Por supuesto en materia de delicias reposteras también existen cajas “B”, pero al igual que en lo que respecta a las versiones cinematográficas de una misma película, una historia de tiros y persecuciones en coche (por ejemplo), el uso de la denominación “B” tiene connotaciones negativas.
Ello no obstante no las desprovee de su enorme utilidad.
Una buena forma de saber cuando estás de más en casa ajena, es decir, cuando tu visita ya excede el tiempo de lo cortésmente aceptable, es acogerse al test galletero.
Sea en desayunos o meriendas, la calidad de las galletas ofrecerá con total fiabilidad una información valiosísima de lo que tus anfitriones esperan de ti. Tal vez estos sean gente de una amabilidad sin par, incapaces de tener un mal gesto, o de descolgarse con una insinuación inoportuna que daría al traste con la amistad. No importa, las galletas tomarán la palabra y hablarán por ellos. Ellas serán su voz en su hora más silenciosa.
No en vano, unas galletas de mala calidad son a veces más eficaces que el repelente para los mosquitos.
De ahí que, cuando el común de los mortales son invitados a palacios y mansiones, a casas suntuosas de gente de posibles, una de las impresiones con las que se van, infaliblemente, suele ser este peculiar fenómeno de la mala calidad de las galletas.

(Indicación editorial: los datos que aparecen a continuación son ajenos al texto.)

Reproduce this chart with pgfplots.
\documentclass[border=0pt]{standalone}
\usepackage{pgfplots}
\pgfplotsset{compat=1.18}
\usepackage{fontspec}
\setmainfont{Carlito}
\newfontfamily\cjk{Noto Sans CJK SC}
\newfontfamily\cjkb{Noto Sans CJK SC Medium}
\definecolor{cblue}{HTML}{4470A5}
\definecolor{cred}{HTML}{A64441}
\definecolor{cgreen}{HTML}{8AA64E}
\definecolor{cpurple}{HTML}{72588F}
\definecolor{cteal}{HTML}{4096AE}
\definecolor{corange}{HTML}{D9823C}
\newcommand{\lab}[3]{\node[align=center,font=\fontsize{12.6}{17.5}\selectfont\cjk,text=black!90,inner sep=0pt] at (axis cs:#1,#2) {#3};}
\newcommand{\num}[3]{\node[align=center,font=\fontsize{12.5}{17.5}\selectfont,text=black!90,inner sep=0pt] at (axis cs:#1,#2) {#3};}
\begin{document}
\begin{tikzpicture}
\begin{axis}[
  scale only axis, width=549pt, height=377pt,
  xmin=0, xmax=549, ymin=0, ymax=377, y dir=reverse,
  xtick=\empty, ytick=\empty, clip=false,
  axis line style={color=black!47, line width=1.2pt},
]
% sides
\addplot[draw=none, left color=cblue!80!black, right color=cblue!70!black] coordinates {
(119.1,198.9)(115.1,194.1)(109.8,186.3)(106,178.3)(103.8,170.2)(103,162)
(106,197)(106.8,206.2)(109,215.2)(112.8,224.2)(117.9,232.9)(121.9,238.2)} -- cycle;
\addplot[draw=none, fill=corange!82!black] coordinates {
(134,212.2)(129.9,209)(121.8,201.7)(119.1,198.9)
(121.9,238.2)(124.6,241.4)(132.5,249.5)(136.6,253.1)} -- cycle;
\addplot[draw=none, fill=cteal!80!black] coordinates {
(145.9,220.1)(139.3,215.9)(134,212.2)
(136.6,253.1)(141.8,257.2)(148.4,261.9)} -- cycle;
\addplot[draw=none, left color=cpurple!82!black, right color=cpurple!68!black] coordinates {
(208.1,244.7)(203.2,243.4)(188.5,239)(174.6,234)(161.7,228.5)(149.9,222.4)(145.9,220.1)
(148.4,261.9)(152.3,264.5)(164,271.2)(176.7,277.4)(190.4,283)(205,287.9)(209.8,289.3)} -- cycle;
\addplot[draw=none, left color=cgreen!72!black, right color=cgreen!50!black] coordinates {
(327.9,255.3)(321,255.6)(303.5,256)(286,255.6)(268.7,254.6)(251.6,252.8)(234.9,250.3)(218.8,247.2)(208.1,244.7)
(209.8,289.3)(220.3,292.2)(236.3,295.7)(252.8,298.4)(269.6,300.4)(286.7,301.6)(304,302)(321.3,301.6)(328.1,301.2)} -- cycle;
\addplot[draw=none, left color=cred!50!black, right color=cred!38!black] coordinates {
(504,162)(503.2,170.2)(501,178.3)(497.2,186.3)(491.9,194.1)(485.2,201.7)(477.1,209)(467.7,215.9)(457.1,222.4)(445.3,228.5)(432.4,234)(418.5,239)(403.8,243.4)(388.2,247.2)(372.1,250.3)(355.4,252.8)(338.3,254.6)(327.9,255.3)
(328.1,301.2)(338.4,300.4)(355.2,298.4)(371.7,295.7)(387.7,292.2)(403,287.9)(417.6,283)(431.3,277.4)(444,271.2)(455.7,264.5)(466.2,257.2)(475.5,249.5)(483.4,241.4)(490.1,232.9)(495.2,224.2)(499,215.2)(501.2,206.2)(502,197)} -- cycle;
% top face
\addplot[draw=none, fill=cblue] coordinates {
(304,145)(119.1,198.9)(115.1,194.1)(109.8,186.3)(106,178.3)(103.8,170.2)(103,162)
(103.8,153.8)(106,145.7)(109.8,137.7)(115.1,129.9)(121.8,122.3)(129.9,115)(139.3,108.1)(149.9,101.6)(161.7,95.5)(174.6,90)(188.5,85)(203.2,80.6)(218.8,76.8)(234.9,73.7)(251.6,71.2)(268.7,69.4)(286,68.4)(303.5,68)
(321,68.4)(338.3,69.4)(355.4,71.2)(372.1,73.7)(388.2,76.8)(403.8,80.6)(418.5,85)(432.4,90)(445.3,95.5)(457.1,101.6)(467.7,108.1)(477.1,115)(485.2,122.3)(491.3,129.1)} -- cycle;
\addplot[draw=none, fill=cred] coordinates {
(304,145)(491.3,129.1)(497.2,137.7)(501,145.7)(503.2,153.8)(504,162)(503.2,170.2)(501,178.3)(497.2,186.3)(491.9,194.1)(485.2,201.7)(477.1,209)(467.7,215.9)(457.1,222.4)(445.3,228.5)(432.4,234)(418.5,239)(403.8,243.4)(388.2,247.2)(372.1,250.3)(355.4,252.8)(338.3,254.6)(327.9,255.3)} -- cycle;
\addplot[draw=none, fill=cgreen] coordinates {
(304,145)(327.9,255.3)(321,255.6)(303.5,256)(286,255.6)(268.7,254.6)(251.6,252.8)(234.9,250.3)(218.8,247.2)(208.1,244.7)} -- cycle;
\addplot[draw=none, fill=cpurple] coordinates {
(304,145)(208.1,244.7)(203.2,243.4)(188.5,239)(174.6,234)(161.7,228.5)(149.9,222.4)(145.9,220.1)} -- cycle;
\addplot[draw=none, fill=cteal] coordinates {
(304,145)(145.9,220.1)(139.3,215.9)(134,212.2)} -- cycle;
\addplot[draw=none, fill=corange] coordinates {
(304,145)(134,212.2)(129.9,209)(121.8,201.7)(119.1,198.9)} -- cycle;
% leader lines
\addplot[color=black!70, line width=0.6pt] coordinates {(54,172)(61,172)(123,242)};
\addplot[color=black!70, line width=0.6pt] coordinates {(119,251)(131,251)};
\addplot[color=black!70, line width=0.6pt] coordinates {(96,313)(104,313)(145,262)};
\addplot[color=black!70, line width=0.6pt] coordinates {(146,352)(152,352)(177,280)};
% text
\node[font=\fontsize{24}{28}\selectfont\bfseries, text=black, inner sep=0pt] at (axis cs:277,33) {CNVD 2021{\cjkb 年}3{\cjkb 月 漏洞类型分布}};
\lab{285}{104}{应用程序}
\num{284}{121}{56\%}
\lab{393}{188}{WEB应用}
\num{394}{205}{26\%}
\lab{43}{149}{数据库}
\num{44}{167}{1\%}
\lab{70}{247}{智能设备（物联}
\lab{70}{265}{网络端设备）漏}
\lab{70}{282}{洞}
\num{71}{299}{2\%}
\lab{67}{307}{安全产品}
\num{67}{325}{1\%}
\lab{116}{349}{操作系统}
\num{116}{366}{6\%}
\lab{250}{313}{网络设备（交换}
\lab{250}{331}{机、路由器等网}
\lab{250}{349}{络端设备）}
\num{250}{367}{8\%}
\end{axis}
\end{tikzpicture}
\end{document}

¡No puede ser! Se sorprende la gente con alborozo. Cuchicheando entre sí con gran enjundia y no menor satisfacción. Convencidos de que sus riquezas se han de deber, por lógica aplastante, a la acumulación de recortes y privaciones que llevan a cabo en su dieta alimenticia, de clara inspiración “B”, y de la que las galletas son solo un reflejo.
Los muy ilusos, no comprenden que han sido víctimas de una de las argucias más viejas y más eficaces en el teatro de máscaras de las relaciones humanas.

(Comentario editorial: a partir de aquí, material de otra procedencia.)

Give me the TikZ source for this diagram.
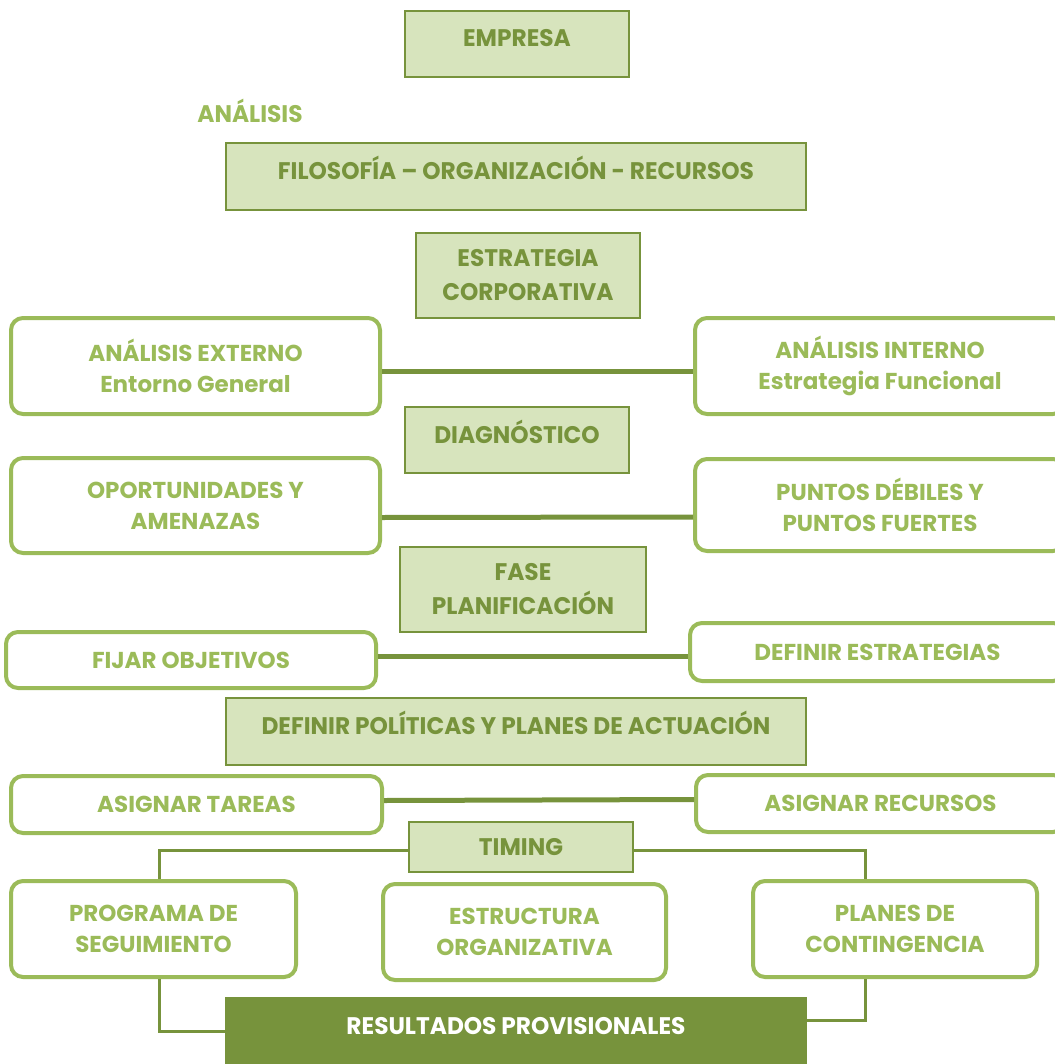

De hecho, nada produce subconscientemente un rechazo mayor que una golosina insípida.
Es pues un hábito muy común el que nuestros ricachones de hoy, y de toda la vida, tengan siempre a mano una de estas cajas de galletas “B”, pagadas con el dinero de las cajas “B” de sus empresas en bancarrota, y en las que se solían fabricar las cajas de galletas de los dos tipos, “A” y “B”, hasta que las primeras dejaron de ser rentables.
Yo, por lo que a mi respecta, no quiero saber nada de cajas “B”, y no suelo incluirlas en mi lista de la compra.
Ello si bien no es óbice para que critique ese afán de tanta gente por saborear el lado “B” de la vida, y de convertir en catadores de todo lo “B” imaginable a cuantos les rodean, aún cuando sepan, en el fondo de sus conciencias, que ahora ya no se trata de una estrategia social deliberada, sino que simplemente han dejado de producir el modelo "A".